When a query starts, Spark creates a folder structure at the `checkpointLocation`.

*   **`metadata`**: Stores the unique ID of the streaming query. If you delete the checkpoint folder, a new ID is generated, and Spark treats it as a brand new query.
*   **`sources`**: Tracks exactly which files/offsets have been read. This prevents processing the same file twice.
*   **`offsets`**: Records the range of data (offset range) included in a specific batch ID.
*   **`commits`**: The "Stamp of Approval". A file appears here ONLY when a batch is successfully processed and written to the sink.

**The Flow:**
1.  Spark reads new data -> Writes to **`offsets`** (Batch N).
2.  Spark processes data -> Writes to Sink.
3.  Spark finishes batch -> Writes to **`commits`** (Batch N).

In [None]:
# Start the stream to generate some checkpoint data
# Make sure you have at least one JSON file in 'data/input'
df = get_streaming_df()

query = df.writeStream \
    .format("console") \
    .outputMode("append") \
    .option("checkpointLocation", checkpoint_dir) \
    .trigger(availableNow=True) \
    .start()

query.awaitTermination()

print("Batch processed. Checkpoint directory updated.")

In [None]:
# Helper function to list files in checkpoint sub-directories
def inspect_checkpoint(sub_dir):
    path = f"{checkpoint_dir}/{sub_dir}"
    if os.path.exists(path):
        print(f"--- Content of {sub_dir} ---")
        files = os.listdir(path)
        print(files)
        # Optionally print content of the latest file
        if files:
            latest_file = max([f for f in files if not f.startswith('.')], key=lambda x: int(x) if x.isdigit() else 0)
            with open(f"{path}/{latest_file}", 'r') as f:
                print(f"\n[Content of {latest_file}]:\n{f.read()[:200]}...") # Print first 200 chars
    else:
        print(f"{sub_dir} does not exist yet.")

# Inspect directories
inspect_checkpoint("metadata")
inspect_checkpoint("sources/0") # 0 is the source ID
inspect_checkpoint("offsets")
inspect_checkpoint("commits")

## Experiment 1: Re-running the Same File

**Scenario:** You accidentally drop `device_01.json` into the input folder again.
**Result:** Spark ignores it.

**Why?**
Spark looks at `checkpoint/sources/0/`. It sees that `device_01.json` is already listed in the tracking log for a previous batch.
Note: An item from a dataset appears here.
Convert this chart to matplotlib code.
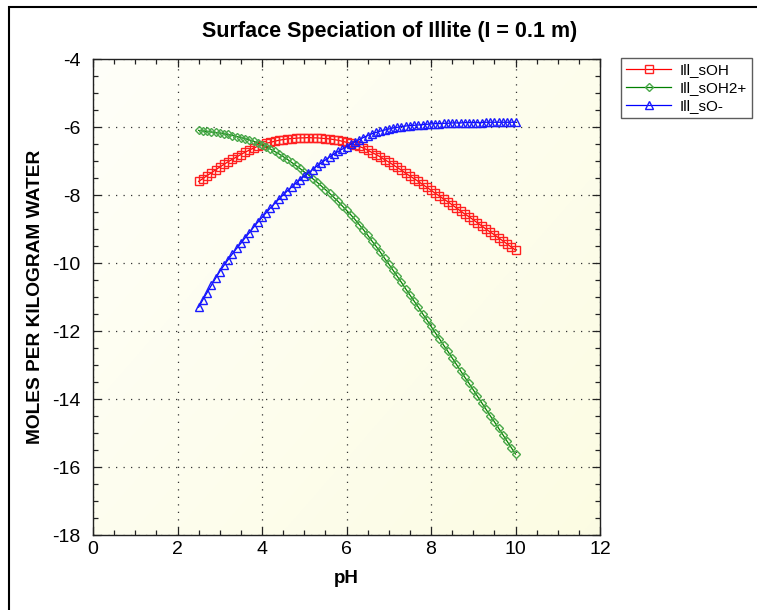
import numpy as np
import matplotlib
matplotlib.use("Agg")
import matplotlib.pyplot as plt
from matplotlib.patches import Rectangle
from matplotlib.ticker import MultipleLocator

plt.rcParams['font.family'] = ['Liberation Sans', 'DejaVu Sans']

# pH grid of the speciation run
ph = [round(2.5 + 0.1 * i, 1) for i in range(76)]

# log10 moles per kg water for each surface species
ill_sOH = [
    -7.60, -7.52, -7.43, -7.35, -7.26, -7.18, -7.10, -7.02, -6.95, -6.88,
    -6.81, -6.74, -6.68, -6.62, -6.57, -6.52, -6.48, -6.45, -6.42, -6.39,
    -6.37, -6.35, -6.34, -6.33, -6.32, -6.32, -6.31, -6.32, -6.32, -6.33,
    -6.34, -6.35, -6.37, -6.39, -6.42, -6.45, -6.48, -6.52, -6.57, -6.62,
    -6.68, -6.75, -6.81, -6.88, -6.96, -7.03, -7.11, -7.19, -7.27, -7.36,
    -7.44, -7.52, -7.60, -7.69, -7.77, -7.86, -7.95, -8.03, -8.12, -8.20,
    -8.29, -8.38, -8.47, -8.56, -8.64, -8.73, -8.82, -8.91, -9.00, -9.09,
    -9.17, -9.26, -9.35, -9.44, -9.53, -9.62,
]
ill_sOH2 = [
    -6.10, -6.12, -6.13, -6.15, -6.16, -6.18, -6.20, -6.22, -6.25, -6.28,
    -6.31, -6.34, -6.38, -6.42, -6.47, -6.52, -6.58, -6.65, -6.72, -6.79,
    -6.87, -6.95, -7.04, -7.13, -7.22, -7.32, -7.41, -7.52, -7.62, -7.73,
    -7.84, -7.95, -8.07, -8.19, -8.32, -8.45, -8.58, -8.72, -8.87, -9.02,
    -9.18, -9.35, -9.51, -9.68, -9.86, -10.03, -10.21, -10.39, -10.57, -10.76,
    -10.94, -11.12, -11.30, -11.49, -11.67, -11.86, -12.05, -12.23, -12.42, -12.60,
    -12.79, -12.98, -13.17, -13.36, -13.54, -13.73, -13.92, -14.11, -14.30, -14.49,
    -14.67, -14.86, -15.05, -15.24, -15.43, -15.62,
]
ill_sO = [
    -11.30, -11.08, -10.87, -10.66, -10.45, -10.25, -10.07, -9.90, -9.73, -9.57,
    -9.42, -9.26, -9.11, -8.95, -8.80, -8.66, -8.52, -8.38, -8.25, -8.12,
    -8.00, -7.88, -7.77, -7.66, -7.55, -7.45, -7.35, -7.25, -7.15, -7.06,
    -6.97, -6.88, -6.80, -6.72, -6.65, -6.58, -6.51, -6.44, -6.37, -6.31,
    -6.25, -6.20, -6.16, -6.12, -6.09, -6.06, -6.03, -6.01, -5.99, -5.97,
    -5.96, -5.95, -5.94, -5.93, -5.92, -5.91, -5.90, -5.90, -5.89, -5.89,
    -5.88, -5.88, -5.88, -5.87, -5.87, -5.87, -5.87, -5.87, -5.86, -5.86,
    -5.86, -5.86, -5.86, -5.86, -5.86, -5.86,
]

species = ["Ill_sOH", "Ill_sOH2+", "Ill_sO-"]
x_ticks = [0, 2, 4, 6, 8, 10, 12]
y_ticks = [-18, -16, -14, -12, -10, -8, -6, -4]

fig = plt.figure(figsize=(7.57, 6.10), dpi=100)
ax = fig.add_axes([93 / 757, 1 - 535 / 610, 507 / 757, 476 / 610])

# pale yellow gradient behind the data
gy, gx = np.mgrid[0:1:200j, 0:1:200j]
shade = 0.55 * gx + 0.45 * gy
top = np.array([1.0, 1.0, 0.975])
bottom = np.array([0.988, 0.988, 0.89])
img = top[None, None, :] * (1 - shade[..., None]) + bottom[None, None, :] * shade[..., None]
ax.imshow(img, extent=[0, 12, -18, -4], aspect='auto', origin='upper', zorder=0)

ax.plot(ph, ill_sOH, color='#ff0000', lw=0.9, marker='s', ms=6.3,
        mfc='none', mec='#ff2020', mew=1.0, label=species[0], zorder=3)
ax.plot(ph, ill_sOH2, color='#008000', lw=0.9, marker='D', ms=4.4,
        mfc='none', mec='#4aa84a', mew=1.0, label=species[1], zorder=3)
ax.plot(ph, ill_sO, color='#0000ff', lw=0.9, marker='^', ms=6.0,
        mfc='none', mec='#1a1aff', mew=1.0, label=species[2], zorder=3)

ax.set_xlim(0, 12)
ax.set_ylim(-18, -4)
ax.set_xticks(x_ticks)
ax.set_yticks(y_ticks)
ax.set_xticklabels([str(v) for v in x_ticks])
ax.set_yticklabels([str(v) for v in y_ticks])
ax.xaxis.set_minor_locator(MultipleLocator(0.5))
ax.yaxis.set_minor_locator(MultipleLocator(0.5))
ax.tick_params(which='both', direction='in', top=True, right=True,
               labelsize=14, color='#222222', width=0.9)
ax.tick_params(which='major', length=6)
ax.tick_params(axis='y', which='major', pad=9)
ax.tick_params(axis='x', which='major', pad=4)
ax.tick_params(which='minor', length=3.5)
ax.grid(True, which='major', color='#333333', linestyle=(0, (1, 5)), lw=0.9)
for sp in ax.spines.values():
    sp.set_color('#222222')
    sp.set_linewidth(1.0)

ax.set_xlabel('pH', fontsize=13.5, fontweight='bold', labelpad=9)
ax.set_ylabel('MOLES PER KILOGRAM WATER', fontsize=13.8, fontweight='bold', labelpad=6)
fig.text(390 / 757, 1 - 32 / 610, 'Surface Speciation of Illite (I = 0.1 m)',
         ha='center', va='center', fontsize=15.5, fontweight='bold')

leg = ax.legend(loc='upper left', bbox_to_anchor=(621 / 757, 1 - 58 / 610),
                bbox_transform=fig.transFigure, fontsize=11, frameon=True,
                fancybox=False, edgecolor='#333333', handlelength=2.9,
                handletextpad=0.6, borderpad=0.35, labelspacing=0.25,
                borderaxespad=0)
leg.get_frame().set_linewidth(1.0)

# outer frame around the whole chart
fig.patches.append(Rectangle((9 / 757, -0.05), 1.2, 1 - 7 / 610 + 0.05,
                             transform=fig.transFigure, fill=False,
                             edgecolor='black', lw=1.5))

fig.savefig('out.png', dpi=100)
Since the file signature hasn't changed, it skips it to ensure **Exactly-Once** processing.

**How to force re-process?**
1.  **Rename the file:** `device_01_v2.json`. Spark treats it as a new file.
2.  **Delete Checkpoint:** Spark forgets everything and re-processes ALL files in the input directory.

## Experiment 2: Simulating a Failure

Let's simulate a crash where Spark **Read** the data but **Failed to Commit** (e.g., power failure before writing to `commits`).

**Steps to Simulate:**
1.  Place a NEW file (`device_02.json`) in `data/input`.
2.  Run the stream (Cell 4).
3.  Look at `checkpoint/commits` and identify the latest batch ID (e.g., `1`).
4.  **Manually Delete** that file (`checkpoint/commits/1`).
    *   *State:* Spark has `offsets/1` (knows data exists) but no `commits/1` (thinks job failed).
5.  **Re-run the Stream** (Cell 4).

**Observation:**
Spark sees Offset 1 exists but Commit 1 is missing. It infers that Batch 1 failed. It will **Re-run Batch 1** automatically processing `device_02.json` again to ensure data integrity.

## Production Best Practices

1.  **Do NOT Touch Manually:** Never manually edit or delete files in the checkpoint directory in production. It can corrupt the stream state permanently.
2.  **Changing Logic:** If you change your code logic (e.g., add a new column), you often cannot use the old checkpoint. You must restart with a fresh checkpoint directory.
3.  **Re-processing:** To re-process data, it is safer to rename the input file than to tamper with the checkpoint sources.